60 aylık çocukların ilkokula başlaması hem velilerde hem de uzmanlarda haklı endişelere yol açıyor. 60 aylık bir çocuğun ilkokul öğrenimine başlamasının sonuçları ne olacak?
O yaştaki çocukların bireysel ve zihinsel gelişimleri ilkokul birinci sınıf öğrencisi olmaya uygun değil. Çocuklar onlara verilen yükü taşıyamadıkları takdirde davranış sorunlarıyla karşımıza çıkıyor. 60 ay civarında olan çocukların ancak yüzde on ile yüzde on beşinin o yaşta ilkokul birinci sınıf müfredatını taşıyabilecek düzeyde olduğu tahmin ediliyor.
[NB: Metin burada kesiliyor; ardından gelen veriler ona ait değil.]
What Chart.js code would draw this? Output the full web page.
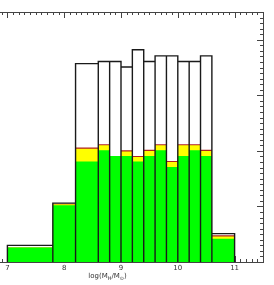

Bakanlığın müfredatı hafifletme adımı belki bu yaştaki çocukların işini kolaylaştıracak, ancak ne okulların fiziki yapısı buna müsait ne de sınıf öğretmenleri buna hazırlıklı. Bu durumda çocuklar yine davranış problemi geliştirebilir. Çocuklar kendilerine okul öncesi içeriği öğretebilecek öğretmenlere sahip değilken, fiziki ortamlar buna müsait değilken müfredatta yapılmaya çalışılan hafifletmeler çözüm değil.

Birinci sınıf müfredatının okul öncesi eğitime kaydırılması 72 ay ve üzeri çocuklar açısından olumsuz oldu. Uygulama bu çocukları nasıl etkileyecek?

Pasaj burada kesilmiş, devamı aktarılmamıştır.